We have been Steeler fans for many years but if the Green Bay Packers should happen to win the upcoming Super Bowl, they would, in a sense, be the "people's" champion in the legal sense.
Patrick Hruby has a thought-provoking article at ESPN.com on the unusual status of the publicly owned Green Bay Packers in professional football at
Super Bowl: The publicly owned Green Bay Packers could be the model for a better way to organize and administer professional sports. - ESPN
It is of course a nice idea that has little chance of success, given the fact that the NFL has since adopted a rule prohibiting further publicly-owned franchises. As Hruby writes:
"If the Packers model seems too good to be true, that's because it is: In 1960, the league wrote a rule into its own constitution prohibiting additional nonprofit, publicly owned teams."Should that really be legal? What about it, sports lawyers. Can (or should) franchising business operations be able to explicitly forbid nonprofit, public ownership of franchises, especially in the NFL, where they already have one such franchise to begin with?

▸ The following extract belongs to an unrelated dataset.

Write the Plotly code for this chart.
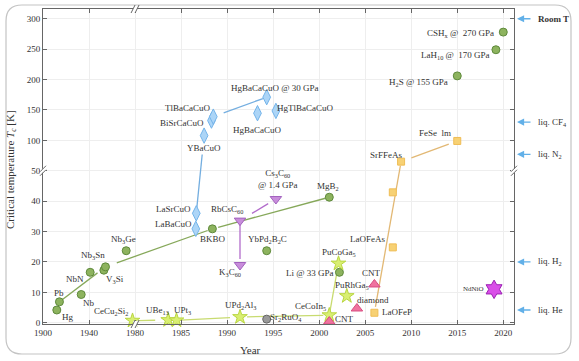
import re
import math
import plotly.graph_objects as go

# ---------------- data (years, critical temperature in K) ----------------
conv_labels = ["Hg", "Pb", "Nb", "NbN", "V<sub>3</sub>Si", "Nb<sub>3</sub>Sn", "Nb<sub>3</sub>Ge",
               "BKBO", "YbPd<sub>2</sub>B<sub>2</sub>C", "MgB<sub>2</sub>", "Li @ 33 GPa",
               "H<sub>2</sub>S @ 155 GPa", "LaH<sub>10</sub> @  170 GPa", "CSH<sub>x</sub> @  270 GPa"]
conv_year = [1912, 1914.3, 1933.2, 1941, 1952.9, 1954.3, 1972.3, 1988.4, 1994.3, 2001.1, 2002.2,
             2015.0, 2019.2, 2020.0]
conv_tc = [4.2, 6.9, 9.3, 16.6, 17.3, 18.4, 23.7, 30.9, 23.7, 41.3, 16.6, 206, 249, 278]

cup_labels = ["LaBaCuO", "LaSrCuO", "YBaCuO", "BiSrCaCuO", "TlBaCaCuO", "HgBaCaCuO",
              "HgTlBaCaCuO", "HgBaCaCuO @ 30 GPa"]
cup_year = [1986.6, 1986.65, 1987.5, 1988.3, 1988.5, 1993.3, 1995.3, 1994.3]
cup_tc = [30.9, 36.0, 107.8, 132.5, 139, 144.6, 148.4, 171]

ful_labels = ["K<sub>3</sub>C<sub>60</sub>", "RbCsC<sub>60</sub>", "Cs<sub>3</sub>C<sub>60</sub><br>@ 1.4 GPa"]
ful_year = [1991.4, 1991.4, 1995.3]
ful_tc = [19.0, 33.6, 40.7]

hf_labels = ["CeCu<sub>2</sub>Si<sub>2</sub>", "UBe<sub>13</sub>", "UPt<sub>3</sub>", "UPd<sub>2</sub>Al<sub>3</sub>",
             "CeCoIn<sub>5</sub>", "PuCoGa<sub>5</sub>", "PuRhGa<sub>5</sub>"]
hf_year = [1977.8, 1983.6, 1984.5, 1991.4, 2001.1, 2002.1, 2003.0]
hf_tc = [0.7, 0.9, 0.8, 1.9, 2.5, 19.5, 8.8]

c_labels = ["CNT", "diamond", "CNT"]
c_year = [2001.1, 2004.1, 2006.0]
c_tc = [0.4, 4.7, 12.6]

fe_labels = ["LaOFeP", "LaOFeAs", "", "SrFFeAs", "FeSe  lm"]
fe_year = [2006.0, 2008.0, 2008.0, 2008.9, 2015.0]
fe_tc = [3.3, 24.8, 42.9, 65, 99]

ru_labels = ["Sr<sub>2</sub>RuO<sub>4</sub>"]
ru_year = [1994.3]
ru_tc = [1.2]

ni_labels = ["NdNiO"]
ni_year = [2019.0]
ni_tc = [11.0]

cool_labels = ["<b>Room T</b>", "liq. CF<sub>4</sub>", "liq. N<sub>2</sub>", "liq. H<sub>2</sub>", "liq. He"]
cool_tc = [300, 130, 77, 20, 4.2]

x_ticks = [1900, 1940, 1980, 1985, 1990, 1995, 2000, 2005, 2010, 2015, 2020]
y_ticks = [0, 10, 20, 30, 40, 50, 100, 150, 200, 250, 300]

# ---------------- broken-axis scales ----------------
def tx(year):
    return (year - 1980) / 5 if year >= 1980 else (year - 1980) / 40

def ty(k):
    return k / 10 if k <= 50 else 5 + (k - 50) / 50

W, H = 579, 361
ML, MR, MT, MB = 43, 65, 9, 37
PW, PH = W - ML - MR, H - MT - MB
XR = [-2, 8.233]
YR = [-0.04, 10.32]
PXX = PW / (XR[1] - XR[0])
PXY = PH / (YR[1] - YR[0])

FONT = "Liberation Serif, Times New Roman, DejaVu Serif, serif"
TXT = "#333333"

# ---------------- styles ----------------
fams = [
    dict(lab=conv_labels, yr=conv_year, tc=conv_tc, sym="circle", size=8, fill="#8db35e", edge="#5f8a3c",
         off=[(11, 7), (0, -9), (8, 8), (-15, 7), (11, 9), (-12, -11), (-3, -11), (1, 10), (1, -11),
              (-1, -11), (-29, 1), (-39, 7), (-40, 6), (-43, 1)]),
    dict(lab=cup_labels, yr=cup_year, tc=cup_tc, sym="diamond-tall", size=11, fill="#acd5f7", edge="#74b4ea",
         off=[(-22, -5), (-23, -4), (0, 12), (-29, 2), (-26, -9), (0, 17), (29, -3), (8, -9)]),
    dict(lab=ful_labels, yr=ful_year, tc=ful_tc, sym="triangle-down", size=10, fill="#c88ddb", edge="#a262be",
         off=[(-10, 7), (-13, -11), (2, -20)]),
    dict(lab=hf_labels, yr=hf_year, tc=hf_tc, sym="star", size=11, fill="#d9ef72", edge="#b9d640",
         off=[(-22, -9), (-11, -10), (6, -10), (0, -12), (-19, -9), (0, -11), (5, -11)]),
    dict(lab=c_labels, yr=c_year, tc=c_tc, sym="triangle-up", size=10, fill="#ef739f", edge="#d94c80",
         off=[(15, -3), (16, -8), (-3, -11)]),
    dict(lab=fe_labels, yr=fe_year, tc=fe_tc, sym="square", size=7, fill="#f7d174", edge="#efbd55",
         off=[(23, -1), (-25, -8), (0, 0), (-15, -7), (-22, -8)]),
    dict(lab=ru_labels, yr=ru_year, tc=ru_tc, sym="circle", size=8, fill="#9a9a9a", edge="#666666",
         off=[(19, -2)]),
    dict(lab=ni_labels, yr=ni_year, tc=ni_tc, sym="hexagram", size=14, fill="#d94ee8", edge="#9b22b3",
         off=[(-21, 0)], fs=7),
]

def key(label):
    return re.sub(r"<[^>]+>", "", label.split("<br>")[0]).strip()

pos = {}
for f in fams:
    for l, y, k in zip(f["lab"], f["yr"], f["tc"]):
        if l:
            pos[key(l)] = (tx(y), ty(k))

segments = [
    ("Pb", "Nb3Sn", 3, 10, "#86a85a"), ("Nb3Sn", "BKBO", 12, 5, "#86a85a"), ("BKBO", "MgB2", 6, 4, "#86a85a"),
    ("LaSrCuO", "YBaCuO", 5, 19, "#74aee0"), ("TlBaCaCuO", "HgBaCaCuO @ 30 GPa", 11, 4, "#74aee0"),
    ("RbCsC60", "K3C60", 3, 6, "#b26ccb"), ("RbCsC60", "Cs3C60", 14, 9, "#b26ccb"),
    ("CeCu2Si2", "UBe13", 6, 13, "#c8db70"), ("UPt3", "UPd2Al3", 4, 10, "#c8db70"),
    ("UPd2Al3", "CeCoIn5", 7, 6, "#c8db70"), ("CeCoIn5", "PuCoGa5", 3, 8, "#c8db70"),
    ("LaOFeP", "SrFFeAs", 6, 4, "#e2b874"), ("SrFFeAs", "FeSe  lm", 11, 9, "#e2b874"),
]

fig = go.Figure()

for a, b, ga, gb, col in segments:
    (x0, y0), (x1, y1) = pos[a], pos[b]
    L = math.hypot((x1 - x0) * PXX, (y1 - y0) * PXY)
    f0, f1 = ga / L, 1 - gb / L
    fig.add_trace(go.Scatter(x=[x0 + (x1 - x0) * f0, x0 + (x1 - x0) * f1],
                             y=[y0 + (y1 - y0) * f0, y0 + (y1 - y0) * f1],
                             mode="lines", line=dict(color=col, width=1.3),
                             showlegend=False, hoverinfo="skip"))

annots = []
for f in fams:
    fig.add_trace(go.Scatter(x=[tx(y) for y in f["yr"]], y=[ty(k) for k in f["tc"]], mode="markers",
                             marker=dict(symbol=f["sym"], size=f["size"], color=f["fill"],
                                         line=dict(color=f["edge"], width=1)),
                             cliponaxis=False, showlegend=False, hoverinfo="skip"))
    for l, y, k, (dx, dy) in zip(f["lab"], f["yr"], f["tc"], f["off"]):
        if not l:
            continue
        annots.append(dict(x=tx(y), y=ty(k), xref="x", yref="y", text=l, showarrow=False,
                           xshift=dx, yshift=-dy, xanchor="center", yanchor="middle",
                           font=dict(family=FONT, size=f.get("fs", 9), color=TXT)))

# coolant reference arrows and labels
for l, k in zip(cool_labels, cool_tc):
    annots.append(dict(x=(517 - ML) / PW, y=ty(k), xref="paper", yref="y", text="", showarrow=True,
                       ax=15, ay=0, axref="pixel", ayref="pixel",
                       arrowhead=2, arrowsize=1.1, arrowwidth=1.3, arrowcolor="#62b0e8"))
    annots.append(dict(x=(536 - ML) / PW, y=ty(k), xref="paper", yref="y", text=l, showarrow=False,
                       xanchor="left", yanchor="middle", font=dict(family=FONT, size=9, color=TXT)))

# axis titles
annots.append(dict(x=(250 - ML) / PW, y=1 - (350 - MT) / PH, xref="paper", yref="paper", text="Year",
                   showarrow=False, xanchor="center", yanchor="middle",
                   font=dict(family=FONT, size=11, color=TXT)))
annots.append(dict(x=(11 - ML) / PW, y=1 - (170 - MT) / PH, xref="paper", yref="paper",
                   text="Critical temperature <i>T</i><sub><i>c</i></sub> [K]", textangle=-90,
                   showarrow=False, xanchor="center", yanchor="middle",
                   font=dict(family=FONT, size=11, color=TXT)))

shapes = []
# rounded outer frame
x0p, x1p = (6 - ML) / PW, (571 - ML) / PW
y0p, y1p = 1 - (354 - MT) / PH, 1 - (5 - MT) / PH
rx, ry = 16 / PW, 16 / PH
def n(v):
    return f"{v:.5f}"
path = (f"M{n(x0p + rx)},{n(y1p)} L{n(x1p - rx)},{n(y1p)} Q{n(x1p)},{n(y1p)} {n(x1p)},{n(y1p - ry)} "
        f"L{n(x1p)},{n(y0p + ry)} Q{n(x1p)},{n(y0p)} {n(x1p - rx)},{n(y0p)} L{n(x0p + rx)},{n(y0p)} "
        f"Q{n(x0p)},{n(y0p)} {n(x0p)},{n(y0p + ry)} L{n(x0p)},{n(y1p - ry)} Q{n(x0p)},{n(y1p)} {n(x0p + rx)},{n(y1p)} Z")
shapes.append(dict(type="path", xref="paper", yref="paper", path=path,
                   line=dict(color="#c4c4c4", width=1.2), layer="above"))

# axis break marks
def vbreak(xa):
    out = [dict(type="rect", xref="paper", yref="y", xsizemode="pixel", ysizemode="pixel",
                xanchor=xa, yanchor=ty(50), x0=-3, x1=3, y0=-2, y1=2,
                fillcolor="white", line=dict(width=0), layer="above")]
    for d in (-2, 2):
        out.append(dict(type="line", xref="paper", yref="y", xsizemode="pixel", ysizemode="pixel",
                        xanchor=xa, yanchor=ty(50), x0=-3, x1=3, y0=-3 + d, y1=3 + d,
                        line=dict(color="#666666", width=1), layer="above"))
    return out

def hbreak(ya):
    out = [dict(type="rect", xref="x", yref="paper", xsizemode="pixel", ysizemode="pixel",
                xanchor=tx(1980), yanchor=ya, x0=-2, x1=2, y0=-3, y1=3,
                fillcolor="white", line=dict(width=0), layer="above")]
    for d in (-2, 2):
        out.append(dict(type="line", xref="x", yref="paper", xsizemode="pixel", ysizemode="pixel",
                        xanchor=tx(1980), yanchor=ya, x0=-2 + d, x1=2 + d, y0=-4, y1=4,
                        line=dict(color="#666666", width=1), layer="above"))
    return out

shapes += vbreak(0) + vbreak(1) + hbreak(1) + hbreak(0)

axis_common = dict(showline=True, linecolor="#666666", linewidth=1, mirror="ticks", ticks="inside",
                   ticklen=4, tickcolor="#666666", showgrid=True, gridcolor="#eeeeee", gridwidth=1,
                   zeroline=False, tickfont=dict(family=FONT, size=9, color=TXT), automargin=False)

fig.update_layout(
    width=W, height=H, autosize=False,
    margin=dict(l=ML, r=MR, t=MT, b=MB, pad=0),
    paper_bgcolor="white", plot_bgcolor="white",
    xaxis=dict(range=XR, tickmode="array", tickvals=[tx(v) for v in x_ticks],
               ticktext=[str(v) for v in x_ticks], **axis_common),
    yaxis=dict(range=YR, tickmode="array", tickvals=[ty(v) for v in y_ticks],
               ticktext=[str(v) for v in y_ticks], **axis_common),
    annotations=annots, shapes=shapes, showlegend=False,
)

fig.write_html("out.html", config={"displayModeBar": False},
               post_script="document.body.style.margin='0';document.body.style.padding='0';")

Recall that "free marketability" of goods and services is the foundation of the capitalist system and that "restraints in trade" constitute exactly what they are called, restraints on that "free marketability". What "rule of reason" is there in a franchise system such as the NFL to prohibit public ownership, especially given the clear evidence that it works -- i.e. the example of the Green Bay Packers -- without harm to the remaining privately owned franchises? What rule of reason permits this restriction on marketability?